Henry James Emmett (1782–1848) was an English born public servant. He was in the War Office in England for seven years before emigrating to Van Diemen's Land in 1819 where he filled a number of roles in government. He and his family travelled on the Regalia a private merchant ship, arriving on 30 November 1819.

==Career==
Before emigrating he worked at the War Office in England for seven years. On arrival, he received 1600 acres, with a larger lot at Ross and two smaller parcels of land near Hobart. From 1821 to 1824 he was clerk to the bench of magistrates and later inspector of distilleries and breweries, then chief clerk in the colonial secretary's office and editor of the Hobart Town Gazette.

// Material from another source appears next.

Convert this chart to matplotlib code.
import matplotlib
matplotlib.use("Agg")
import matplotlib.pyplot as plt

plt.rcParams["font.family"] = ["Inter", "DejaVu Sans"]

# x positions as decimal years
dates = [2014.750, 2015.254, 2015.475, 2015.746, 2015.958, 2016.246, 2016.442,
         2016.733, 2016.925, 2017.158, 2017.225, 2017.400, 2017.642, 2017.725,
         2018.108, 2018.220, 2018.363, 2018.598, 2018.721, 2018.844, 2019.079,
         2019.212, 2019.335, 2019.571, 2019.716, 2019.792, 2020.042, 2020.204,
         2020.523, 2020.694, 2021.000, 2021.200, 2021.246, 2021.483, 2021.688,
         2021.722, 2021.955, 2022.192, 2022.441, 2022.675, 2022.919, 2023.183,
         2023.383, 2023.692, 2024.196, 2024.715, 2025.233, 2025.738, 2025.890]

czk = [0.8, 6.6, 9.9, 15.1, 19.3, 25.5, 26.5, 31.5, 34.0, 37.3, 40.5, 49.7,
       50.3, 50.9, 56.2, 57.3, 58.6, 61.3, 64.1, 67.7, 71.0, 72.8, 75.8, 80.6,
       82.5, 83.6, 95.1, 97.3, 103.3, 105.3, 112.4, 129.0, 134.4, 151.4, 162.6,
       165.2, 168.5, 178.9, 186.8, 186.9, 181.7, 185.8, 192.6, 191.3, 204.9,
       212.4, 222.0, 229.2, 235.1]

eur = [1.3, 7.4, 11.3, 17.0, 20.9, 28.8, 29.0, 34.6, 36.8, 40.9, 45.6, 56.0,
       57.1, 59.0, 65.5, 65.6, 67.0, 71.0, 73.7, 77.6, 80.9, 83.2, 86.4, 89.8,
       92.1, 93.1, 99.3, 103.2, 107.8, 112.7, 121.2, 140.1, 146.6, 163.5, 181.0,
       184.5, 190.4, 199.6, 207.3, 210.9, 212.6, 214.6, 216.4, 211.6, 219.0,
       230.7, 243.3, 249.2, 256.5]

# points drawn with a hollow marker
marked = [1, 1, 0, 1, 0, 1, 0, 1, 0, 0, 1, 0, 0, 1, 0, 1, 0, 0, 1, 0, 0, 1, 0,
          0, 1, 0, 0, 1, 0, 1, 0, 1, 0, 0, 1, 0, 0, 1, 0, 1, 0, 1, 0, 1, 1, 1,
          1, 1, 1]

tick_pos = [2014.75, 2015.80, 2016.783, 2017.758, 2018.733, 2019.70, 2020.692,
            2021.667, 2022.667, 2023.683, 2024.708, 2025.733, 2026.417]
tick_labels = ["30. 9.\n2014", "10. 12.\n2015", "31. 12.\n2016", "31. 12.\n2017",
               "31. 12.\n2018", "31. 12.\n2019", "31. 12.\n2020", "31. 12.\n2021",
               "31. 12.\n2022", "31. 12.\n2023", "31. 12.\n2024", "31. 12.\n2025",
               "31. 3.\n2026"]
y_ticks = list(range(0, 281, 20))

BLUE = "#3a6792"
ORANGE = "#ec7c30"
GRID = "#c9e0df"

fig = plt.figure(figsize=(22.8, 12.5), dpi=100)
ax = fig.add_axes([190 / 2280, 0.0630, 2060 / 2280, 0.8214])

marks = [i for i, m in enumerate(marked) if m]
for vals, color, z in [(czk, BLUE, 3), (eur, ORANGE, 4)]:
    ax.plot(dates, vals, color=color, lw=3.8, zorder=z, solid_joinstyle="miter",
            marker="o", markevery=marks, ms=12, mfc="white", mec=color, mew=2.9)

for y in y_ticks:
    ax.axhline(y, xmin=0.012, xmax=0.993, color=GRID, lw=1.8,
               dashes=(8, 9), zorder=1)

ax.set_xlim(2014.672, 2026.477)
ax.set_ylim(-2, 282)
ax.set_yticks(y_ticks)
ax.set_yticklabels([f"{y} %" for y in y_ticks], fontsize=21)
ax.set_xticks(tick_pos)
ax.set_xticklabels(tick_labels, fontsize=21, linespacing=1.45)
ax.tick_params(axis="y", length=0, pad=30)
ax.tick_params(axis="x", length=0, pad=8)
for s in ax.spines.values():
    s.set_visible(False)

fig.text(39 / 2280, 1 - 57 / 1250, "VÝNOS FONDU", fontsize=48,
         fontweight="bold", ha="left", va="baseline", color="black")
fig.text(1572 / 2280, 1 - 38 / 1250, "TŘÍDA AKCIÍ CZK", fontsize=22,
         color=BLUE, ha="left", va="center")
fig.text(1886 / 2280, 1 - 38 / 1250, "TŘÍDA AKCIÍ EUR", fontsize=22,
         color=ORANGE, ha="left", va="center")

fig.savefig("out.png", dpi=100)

Following the construction of 'Beauly Lodge' at New Town, he misappropriated fees collected by his office, a board of inquiry ordered repayment but exonerated him from deliberate dishonesty. His financial situation further deteriorated despite career advancement, in 1833 he was appointed clerk of the peace and registrar of the Court of Requests, he misappropriated further funds from wine and spirit licences and was dismissed from office.

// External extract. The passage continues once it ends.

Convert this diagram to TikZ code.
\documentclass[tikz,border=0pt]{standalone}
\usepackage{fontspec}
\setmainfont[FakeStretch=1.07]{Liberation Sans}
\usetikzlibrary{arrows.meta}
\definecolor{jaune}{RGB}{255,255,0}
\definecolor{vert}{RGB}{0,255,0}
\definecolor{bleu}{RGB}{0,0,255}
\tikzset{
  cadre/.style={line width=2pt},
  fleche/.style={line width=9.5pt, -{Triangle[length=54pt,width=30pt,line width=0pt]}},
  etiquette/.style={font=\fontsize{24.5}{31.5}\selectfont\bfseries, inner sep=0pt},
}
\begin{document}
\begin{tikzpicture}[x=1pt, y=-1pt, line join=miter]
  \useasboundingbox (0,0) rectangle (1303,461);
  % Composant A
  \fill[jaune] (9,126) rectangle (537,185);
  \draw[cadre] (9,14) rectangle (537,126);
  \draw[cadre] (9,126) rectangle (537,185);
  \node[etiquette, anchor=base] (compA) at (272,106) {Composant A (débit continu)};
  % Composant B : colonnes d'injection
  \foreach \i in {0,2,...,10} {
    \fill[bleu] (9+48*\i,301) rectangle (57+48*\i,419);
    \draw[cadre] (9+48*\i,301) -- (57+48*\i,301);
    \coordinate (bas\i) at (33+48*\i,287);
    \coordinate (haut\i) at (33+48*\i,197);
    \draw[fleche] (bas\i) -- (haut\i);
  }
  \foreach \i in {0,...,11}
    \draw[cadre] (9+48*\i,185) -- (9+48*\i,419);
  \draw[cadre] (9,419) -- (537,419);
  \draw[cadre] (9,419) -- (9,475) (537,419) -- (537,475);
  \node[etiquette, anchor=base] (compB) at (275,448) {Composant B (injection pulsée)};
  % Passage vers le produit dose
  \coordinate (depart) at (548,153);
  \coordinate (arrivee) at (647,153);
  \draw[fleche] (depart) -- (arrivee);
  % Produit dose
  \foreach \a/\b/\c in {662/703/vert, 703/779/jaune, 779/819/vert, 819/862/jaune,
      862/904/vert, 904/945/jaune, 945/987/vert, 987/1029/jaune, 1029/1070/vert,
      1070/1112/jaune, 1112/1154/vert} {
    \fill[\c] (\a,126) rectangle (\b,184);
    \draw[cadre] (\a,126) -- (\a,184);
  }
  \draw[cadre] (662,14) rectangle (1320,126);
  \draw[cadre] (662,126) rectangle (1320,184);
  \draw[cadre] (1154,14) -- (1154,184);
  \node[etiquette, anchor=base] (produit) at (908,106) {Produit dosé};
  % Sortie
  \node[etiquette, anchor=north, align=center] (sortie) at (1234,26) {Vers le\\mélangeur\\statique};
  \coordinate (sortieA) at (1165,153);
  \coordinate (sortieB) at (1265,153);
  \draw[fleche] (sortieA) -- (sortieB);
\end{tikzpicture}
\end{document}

After this he set up as a general agent, amanuensis, and debt collector and appealed unsuccessfully to the Colonial Office. In 1843 he commenced as schoolmaster at the Back River school near New Norfolk.

==Family==
He was the eldest son of Henry Emmett of London and Grace West, née Taylor. He emigrated with his wife, Mary Thompson, née Townsend, and their six children arriving on Sullivan's Cove, Hobart, Van Diemen's Land, on 30 November 1819. He had worked under Viscount Palmerston at the War Office who provided a settler's letter of recommendation.

There were eleven children, two of whom died in England, with three born in Australia; among his children were: Henry James Emmett (1809–1881), Edward Nucella Emmett (1817–1874) and Skelton Buckley Emmett (1818–1898) (father of Evelyn Temple Emmett, [1871–1970]).

His wife survived him by eight years.